Pre-departure orientation must include management of expectations – both on the part of host communities and on the part of those sponsored.
The enthusiasm of all involved in resettlement and complementary pathways is something to celebrate. That enthusiasm should, however, be well-informed. For example, those hosting may mistakenly assume that they can “solve” everything for those hosted and, in turn, those hosted may arrive with the same misplaced assumption. Those hosting may mistakenly assume that those hosted will be excited by the prospect of beginning a new chapter. In turn, those hosted may mistakenly take it for granted that hosts understand that being forced to leave one country for another can be deeply traumatic. Misplaced assumptions can lead to bewilderment and disappointment. However, with appropriate preparation, a much more realistic set of assumptions can operate, providing a much stronger foundation for a successful outcomes
Countries of Departure
A rapidly changing political situation may have a direct impact on the viability of transferring program participants from one country to another.
“The best laid plans of mice and men gang aft agley.” Carefully-constructed plans may not survive external disruption. Political unrest, regime change and rising fuel prices are just a few factors which may require program implementers to be agile. Building in alternatives from the outset may therefore be a smart move.
Increased refugee flows from a country or region in crisis may shift attention – and resources – from existing sponsorship programs.
As evidenced by the response to the crises in Afghanistan and Ukraine, an outpouring of goodwill towards refugees fleeing a particular country or region may motivate governments, communities and individuals to host those clearly in need. Whilst such targeted action is to be applauded, this can have unintended consequences for other sponsorship programs. Accommodation for refugees, already in short supply, may be exhausted. Volunteers, preparing to host or support integration, may prefer not to wait for planned arrivals which are months away and, instead, focus on those arriving now. Private donors may re-allocate resources for longer term projects to initiatives perceived as more urgent. Governments may view new pathways as too great a burden for a state already engaged in responding to an immediate crisis.
For those engaged in developing sponsorship programs, this poses a real challenge. How can medium- and long-term programs be future-proofed against such developments?
Identification and Matching
In seeking to understand the precise circumstance of every candidate’s case, care should be taken in framing questions which may seem intrusive, too risky to answer or re-surface trauma.
Successful outcomes for participants in a program depend, in part, on their suitability for participation being carefully assessed and on being matched with the right host and pathway. Fundamental to that process is having sufficient knowledge and understanding of each candidate’s circumstances to make an effective assessment.

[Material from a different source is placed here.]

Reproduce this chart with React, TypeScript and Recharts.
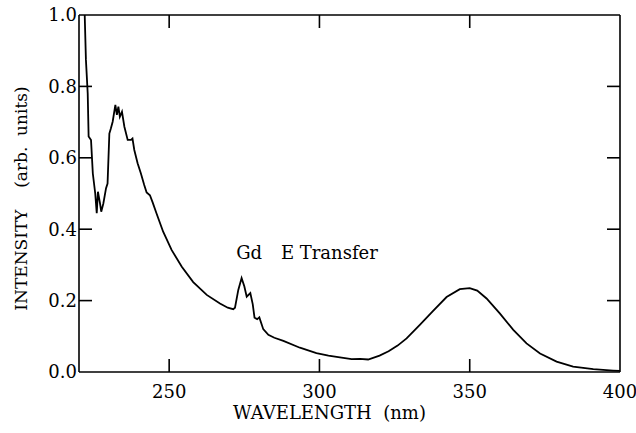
import React from 'react';
import { LineChart, Line, XAxis, YAxis, ReferenceDot, ReferenceLine } from 'recharts';

const wavelengths = [
  221.9, 222.3, 222.9, 223.2, 224.0, 224.6, 225.4, 225.9, 226.3, 227.0, 227.4, 228.1, 229.0, 229.5,
  230.1, 230.6, 231.2, 232.1, 232.6, 233.1, 233.6, 234.3, 235.1, 236.2, 237.3, 237.8, 238.4,
  239.5, 240.6, 241.7, 242.5, 243.6, 244.5, 245.8, 248.0, 250.8, 254.2, 258.0, 262.5, 266.9,
  269.5, 271.3, 271.9, 273.0, 274.1, 275.0, 275.8, 277.0, 277.8, 278.4, 279.3, 280.0, 281.3, 283.0,
  285.0, 288.0, 293.5, 299.0, 303.0, 306.8, 310.7, 313.5, 316.2, 320.0, 323.0, 326.0, 329.0, 333.4,
  337.9, 342.3, 346.7, 350.0, 352.5, 355.6, 360.0, 364.5, 368.9, 373.4, 378.9, 384.4, 391.1, 397.7, 400.0,
];
const intensity = [
  1.0, 0.875, 0.78, 0.66, 0.65, 0.556, 0.5, 0.445, 0.505, 0.472, 0.449, 0.472, 0.515, 0.528,
  0.668, 0.682, 0.701, 0.748, 0.72, 0.743, 0.715, 0.729, 0.687, 0.65, 0.65, 0.654, 0.622,
  0.585, 0.556, 0.524, 0.503, 0.495, 0.475, 0.444, 0.393, 0.342, 0.295, 0.252, 0.216, 0.192,
  0.18, 0.176, 0.18, 0.23, 0.263, 0.24, 0.211, 0.221, 0.19, 0.152, 0.148, 0.153, 0.12, 0.104,
  0.096, 0.087, 0.068, 0.053, 0.046, 0.041, 0.036, 0.037, 0.035, 0.046, 0.058, 0.074, 0.094, 0.132,
  0.172, 0.21, 0.232, 0.235, 0.228, 0.206, 0.164, 0.118, 0.08, 0.052, 0.029, 0.015, 0.008, 0.004, 0.003,
];

const xTicks = [250, 300, 350, 400];
const xTopTicks = [250, 300, 350];
const yTicks = [0, 0.2, 0.4, 0.6, 0.8, 1.0];
const yRightTicks = [0.2, 0.4, 0.6, 0.8];
const xTitle = 'WAVELENGTH\u00a0\u00a0(nm)';
const yTitle = 'INTENSITY\u00a0\u00a0\u00a0\u00a0(arb.\u00a0\u00a0units)';
const annotation1 = 'Gd';
const annotation2 = 'E Transfer';

const X_MIN = 220;
const X_MAX = 400;
const Y_MIN = 0;
const Y_MAX = 1;

const data = wavelengths.map((nm, i) => ({ nm, v: intensity[i] }));

const FONT = 'DejaVu Serif';
const tickStyle = { fontFamily: FONT, fontSize: 18, fill: '#000' };

// inward tick length, expressed as a fraction of each axis span (13px of 541px / 357px)
const TICK_X = ((X_MAX - X_MIN) * 13) / 541;
const TICK_Y = ((Y_MAX - Y_MIN) * 13) / 357;

const SW = 1.6;

export default function App() {
  const tickLines: React.ReactNode[] = [];
  xTicks.forEach((t) => {
    if (t < X_MAX) {
      tickLines.push(
        <ReferenceLine
          key={`xb${t}`}
          xAxisId="b"
          yAxisId="l"
          segment={[{ x: t, y: Y_MIN }, { x: t, y: Y_MIN + TICK_Y }]}
          stroke="#000"
          strokeWidth={SW}
          ifOverflow="visible"
        />
      );
    }
  });
  xTopTicks.forEach((t) => {
    tickLines.push(
      <ReferenceLine
        key={`xt${t}`}
        xAxisId="b"
        yAxisId="l"
        segment={[{ x: t, y: Y_MAX }, { x: t, y: Y_MAX - TICK_Y }]}
        stroke="#000"
        strokeWidth={SW}
        ifOverflow="visible"
      />
    );
  });
  yTicks.forEach((t) => {
    if (t > Y_MIN && t < Y_MAX) {
      tickLines.push(
        <ReferenceLine
          key={`yl${t}`}
          xAxisId="b"
          yAxisId="l"
          segment={[{ x: X_MIN, y: t }, { x: X_MIN + TICK_X, y: t }]}
          stroke="#000"
          strokeWidth={SW}
          ifOverflow="visible"
        />
      );
    }
  });
  yRightTicks.forEach((t) => {
    tickLines.push(
      <ReferenceLine
        key={`yr${t}`}
        xAxisId="b"
        yAxisId="l"
        segment={[{ x: X_MAX, y: t }, { x: X_MAX - TICK_X, y: t }]}
        stroke="#000"
        strokeWidth={SW}
        ifOverflow="visible"
      />
    );
  });

  return (
    <div style={{ position: 'absolute', left: 0, top: 0, background: '#fff' }}>
      <LineChart width={636} height={433} data={data} margin={{ top: 15, right: 16, bottom: 0, left: 0 }}>
        <XAxis
          xAxisId="b"
          dataKey="nm"
          type="number"
          domain={[X_MIN, X_MAX]}
          ticks={xTicks}
          allowDataOverflow
          height={61}
          tickLine={false}
          tickSize={0}
          tickMargin={13}
          stroke="#000"
          strokeWidth={SW}
          tick={tickStyle}
          label={{
            content: (p: any) => {
              const vb = p.viewBox;
              return (
                <text x={vb.x + vb.width / 2 - 20} y={419} textAnchor="middle" fontFamily={FONT} fontSize={18} fill="#000">
                  {xTitle}
                </text>
              );
            },
          }}
        />
        <YAxis
          yAxisId="l"
          type="number"
          domain={[Y_MIN, Y_MAX]}
          ticks={yTicks}
          allowDataOverflow
          width={79}
          tickLine={false}
          tickSize={0}
          tickMargin={2}
          stroke="#000"
          strokeWidth={SW}
          tick={tickStyle}
          tickFormatter={(v: number) => v.toFixed(1)}
          label={{
            content: (p: any) => {
              const vb = p.viewBox;
              const cy = vb.y + vb.height / 2 + 5;
              return (
                <text
                  x={21}
                  y={cy}
                  transform={`rotate(-90, 21, ${cy})`}
                  textAnchor="middle"
                  dominantBaseline="central"
                  fontFamily={FONT}
                  fontSize={17}
                  fill="#000"
                >
                  {yTitle}
                </text>
              );
            },
          }}
        />
        <ReferenceLine xAxisId="b" yAxisId="l" y={Y_MAX} stroke="#000" strokeWidth={SW} ifOverflow="visible" />
        <ReferenceLine xAxisId="b" yAxisId="l" x={X_MAX} stroke="#000" strokeWidth={SW} ifOverflow="visible" />
        {tickLines}
        <ReferenceDot
          xAxisId="b"
          yAxisId="l"
          x={276.6}
          y={0.335}
          r={0}
          fill="none"
          stroke="none"
          label={{ value: annotation1, position: 'center', fontFamily: FONT, fontSize: 18, fill: '#000' }}
        />
        <ReferenceDot
          xAxisId="b"
          yAxisId="l"
          x={303.3}
          y={0.335}
          r={0}
          fill="none"
          stroke="none"
          label={{ value: annotation2, position: 'center', fontFamily: FONT, fontSize: 18, fill: '#000' }}
        />
        <Line
          xAxisId="b"
          yAxisId="l"
          type="linear"
          dataKey="v"
          stroke="#000"
          strokeWidth={1.8}
          dot={false}
          isAnimationActive={false}
        />
      </LineChart>
    </div>
  );
}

However, comprehensive questioning does not come without its pitfalls. Each candidate will carry the scars of whatever experience has caused them to be displaced. For some, fear will be a constant companion. For others, disclosures regarding their personal circumstances may be deeply traumatic. Great care should therefore be taken in constructing an interview framework and in training staff engaged in the identification and matching process to take account of these considerations.
Post Arrival Support
To maximise the potential for successful outcomes, targeted support may be needed to address cultural gaps.

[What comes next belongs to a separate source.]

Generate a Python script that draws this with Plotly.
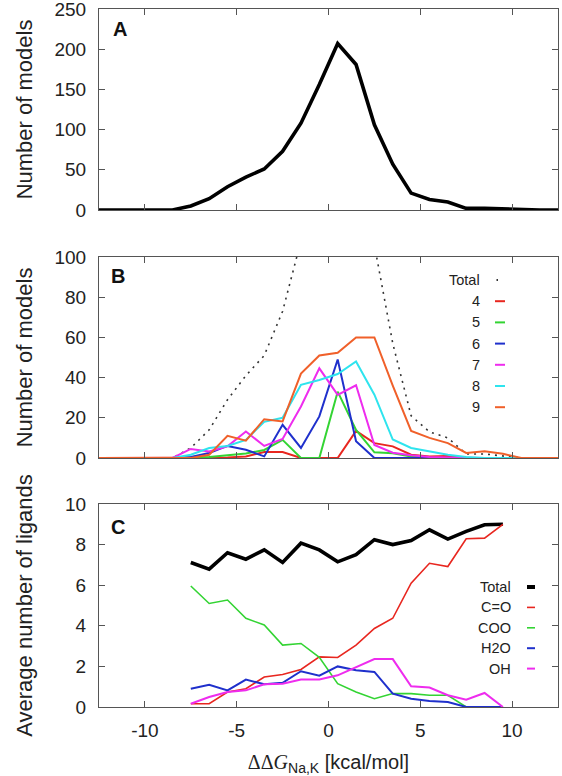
import plotly.graph_objects as go

# ---------------- data ----------------
bins_all = [-12.5, -11.5, -10.5, -9.5, -8.5, -7.5, -6.5, -5.5, -4.5, -3.5, -2.5, -1.5, -0.5,
            0.5, 1.5, 2.5, 3.5, 4.5, 5.5, 6.5, 7.5, 8.5, 9.5, 10.5, 11.5, 12.5]
models_total = [0, 0, 0, 0, 0, 5, 14, 29, 41, 51, 73, 108, 156,
                207, 181, 106, 57, 21, 13, 10, 2, 2, 1, 0, 0, 0]

lig4 = [0, 0, 0, 0, 0, 0, 0, 0.3, 0.8, 3, 3, 0, 0,
        0, 13.5, 7.4, 5.8, 1.6, 0.8, 1, 0, 0, 0, 0, 0, 0]
lig5 = [0, 0, 0, 0, 0, 0, 0.5, 1.5, 2.2, 4, 9, 0, 0,
        33, 14, 2.8, 2.4, 0.8, 0, 0, 0, 0, 0, 0, 0, 0]
lig6 = [0, 0, 0, 0, 0, 0.5, 2.5, 6, 4.1, 0.8, 16.5, 5, 20.7,
        49, 8.3, 0, 0, 0, 0, 0, 0, 0, 0, 0, 0, 0]
lig7 = [0, 0, 0, 0, 0, 4.5, 3.3, 5.8, 13.2, 6, 9.5, 25.6, 44.6,
        31.4, 36.2, 6.5, 2.6, 1.4, 0.5, 0.3, 0, 0, 0, 0, 0, 0]
lig8 = [0, 0, 0, 0, 0, 1.6, 5, 6, 9, 18, 20, 36.4, 38.8,
        41.8, 48, 31.5, 9.2, 5, 3.3, 1.6, 0.5, 0, 0, 0, 0, 0]
lig9 = [0, 0, 0, 0, 0, 0, 1.6, 11, 8.6, 19.3, 18.2, 42, 51,
        52.4, 60, 60, 36, 13.5, 10, 7.4, 2.5, 3.3, 2.1, 0, 0, 0]

bins_c = [-7.5, -6.5, -5.5, -4.5, -3.5, -2.5, -1.5, -0.5, 0.5,
          1.5, 2.5, 3.5, 4.5, 5.5, 6.5, 7.5, 8.5, 9.5]
avg_total = [7.12, 6.79, 7.6, 7.28, 7.74, 7.12, 8.07, 7.74, 7.15,
             7.5, 8.24, 8.0, 8.2, 8.73, 8.27, 8.65, 8.98, 9.0]
avg_co = [0.16, 0.16, 0.74, 0.9, 1.48, 1.6, 1.85, 2.47, 2.44,
          3.05, 3.87, 4.37, 6.1, 7.08, 6.92, 8.29, 8.32, 9.0]
avg_coo = [5.96, 5.1, 5.27, 4.37, 4.04, 3.05, 3.13, 2.45, 1.15,
           0.74, 0.41, 0.66, 0.66, 0.58, 0.58, 0, 0, 0]
avg_h2o = [0.9, 1.1, 0.82, 1.35, 1.12, 1.19, 1.76, 1.54, 2.0,
           1.81, 1.73, 0.66, 0.41, 0.3, 0.25, 0, 0, 0]
avg_oh = [0.16, 0.49, 0.74, 0.82, 1.12, 1.15, 1.35, 1.35, 1.56,
          1.98, 2.36, 2.36, 1.02, 0.96, 0.58, 0.36, 0.69, 0]

x_ticks = [-10, -5, 0, 5, 10]
x_ticktext = ["-10", "-5", "0", "5", "10"]
legend_b = ["Total", "4", "5", "6", "7", "8", "9"]
legend_c = ["Total", "C=O", "COO", "H2O", "OH"]

# ---------------- style ----------------
RED, GREEN, BLUE = "#e8261f", "#33d433", "#1f30cc"
MAG, CYAN, ORANGE = "#ee2cee", "#2ee4ee", "#f0602a"
FONT = "Liberation Sans, Arial, sans-serif"
AX = "#555555"
TXT = "#222222"

W, H = 562, 776
L, R, T, B = 99, 4, 9, 69
PH = H - T - B


def py2paper(py):
    return (H - B - py) / PH


def px2paper(px):
    return (px - L) / (W - L - R)


fig = go.Figure()

# Panel A
fig.add_trace(go.Scatter(x=bins_all, y=models_total, mode="lines",
                         line=dict(color="black", width=3.6),
                         xaxis="x", yaxis="y", showlegend=False))

# Panel B
fig.add_trace(go.Scatter(x=bins_all, y=models_total, mode="lines",
                         line=dict(color="#333333", width=1.6, dash="2px,5px"),
                         xaxis="x2", yaxis="y2", showlegend=False, name="Total"))
b_series = [(lig4, RED), (lig5, GREEN), (lig6, BLUE), (lig7, MAG), (lig8, CYAN), (lig9, ORANGE)]
for (vals, col), name in zip(b_series, legend_b[1:]):
    fig.add_trace(go.Scatter(x=bins_all, y=vals, mode="lines", name=name,
                             line=dict(color=col, width=2),
                             xaxis="x2", yaxis="y2", showlegend=False))

# Panel C
c_series = [(avg_total, "black", 3.6), (avg_co, RED, 1.6), (avg_coo, GREEN, 1.6),
            (avg_h2o, BLUE, 2), (avg_oh, MAG, 2)]
for (vals, col, w), name in zip(c_series, legend_c):
    fig.add_trace(go.Scatter(x=bins_c, y=vals, mode="lines", name=name,
                             line=dict(color=col, width=w),
                             xaxis="x3", yaxis="y3", showlegend=False))

dom_a = [py2paper(210), py2paper(9)]
dom_b = [py2paper(458), py2paper(257)]
dom_c = [py2paper(707), py2paper(504)]

common_x = dict(range=[-12.5, 12.5], tickvals=x_ticks, ticktext=x_ticktext,
                ticks="inside", ticklen=6, automargin=False, ticklabeloverflow="allow",
                showline=True, linecolor=AX, linewidth=1, mirror="ticks",
                tickcolor=AX, showgrid=False, zeroline=False, ticklabelstandoff=6,
                tickfont=dict(family=FONT, size=19, color=TXT))
common_y = dict(ticks="inside", ticklen=6, showline=True, linecolor=AX, linewidth=1,
                mirror="ticks", tickcolor=AX, showgrid=False, zeroline=False,
                automargin=False, ticklabelstandoff=8, ticklabeloverflow="allow",
                tickfont=dict(family=FONT, size=19, color=TXT),
                title_font=dict(family=FONT, size=22, color=TXT))

fig.update_layout(
    width=W, height=H,
    margin=dict(l=L, r=R, t=T, b=B),
    paper_bgcolor="white", plot_bgcolor="white",
    showlegend=False,
    xaxis=dict(**common_x, domain=[0, 1], anchor="y", showticklabels=False),
    xaxis2=dict(**common_x, domain=[0, 1], anchor="y2", showticklabels=False),
    xaxis3=dict(**common_x, domain=[0, 1], anchor="y3",
                title=dict(text="<span style='font-family:Liberation Serif'>ΔΔ<i>G</i></span><sub>Na,K</sub> [kcal/mol]",
                           font=dict(family=FONT, size=20, color=TXT), standoff=16)),
    yaxis=dict(**common_y, domain=dom_a, anchor="x", range=[0, 250], dtick=50,
               title=dict(text="Number of models", standoff=15)),
    yaxis2=dict(**common_y, domain=dom_b, anchor="x2", range=[0, 100], dtick=20,
                title=dict(text="Number of models", standoff=15)),
    yaxis3=dict(**common_y, domain=dom_c, anchor="x3", range=[0, 10], dtick=2,
                title=dict(text="Average number of ligands", standoff=26)),
)

# Panel letters
for letter, (px, py) in zip(["A", "B", "C"], [(111, 29), (109, 276), (109, 527)]):
    fig.add_annotation(text="<b>%s</b>" % letter, x=px2paper(px), y=py2paper(py),
                       xref="paper", yref="paper", xanchor="left", yanchor="middle",
                       showarrow=False, font=dict(family=FONT, size=20, color="#111"))

# Legend for panel B
b_colors = ["#333333", RED, GREEN, BLUE, MAG, CYAN, ORANGE]
for i, (name, col) in enumerate(zip(legend_b, b_colors)):
    yy = 280 + i * 21.2
    fig.add_annotation(text=name, x=px2paper(482), y=py2paper(yy), xref="paper", yref="paper",
                       xanchor="right", yanchor="middle", showarrow=False,
                       font=dict(family=FONT, size=14.5, color=TXT))
    if i == 0:
        x0, x1 = 496.5, 498
    else:
        x0, x1 = 495, 505
    fig.add_shape(type="line", xref="paper", yref="paper",
                  x0=px2paper(x0), x1=px2paper(x1), y0=py2paper(yy), y1=py2paper(yy),
                  line=dict(color=col, width=2))

# Legend for panel C
c_colors = ["black", RED, GREEN, BLUE, MAG]
c_widths = [4, 1.6, 1.6, 2, 2]
for i, (name, col, w) in enumerate(zip(legend_c, c_colors, c_widths)):
    yy = 587 + i * 20.4
    fig.add_annotation(text=name, x=px2paper(513), y=py2paper(yy), xref="paper", yref="paper",
                       xanchor="right", yanchor="middle", showarrow=False,
                       font=dict(family=FONT, size=14.5, color=TXT))
    fig.add_shape(type="line", xref="paper", yref="paper",
                  x0=px2paper(527), x1=px2paper(535), y0=py2paper(yy), y1=py2paper(yy),
                  line=dict(color=col, width=w))

fig.write_html("out.html", config={"displayModeBar": False},
               post_script="document.body.style.margin='0';document.body.style.overflow='hidden';")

University corridors are still a relatively new phenomenon in France.
In order to ensure that students selected for the programme don’t end up failing academically on arrival, the selection process is typically demanding in terms of academic standards. Despite this, an attainment gap was noted during the first months of the project, primarily because students are not familiar with the pedagogical approach of French universities.
In order to facilitate the integration of students into Master’s programmes, it is therefore a good idea to strengthen mentoring as soon as they arrive. This could be done either by setting up a tutoring system that which permits existing students to transfer knowledge about their experience to incoming students, or by providing targeted pedagogical content.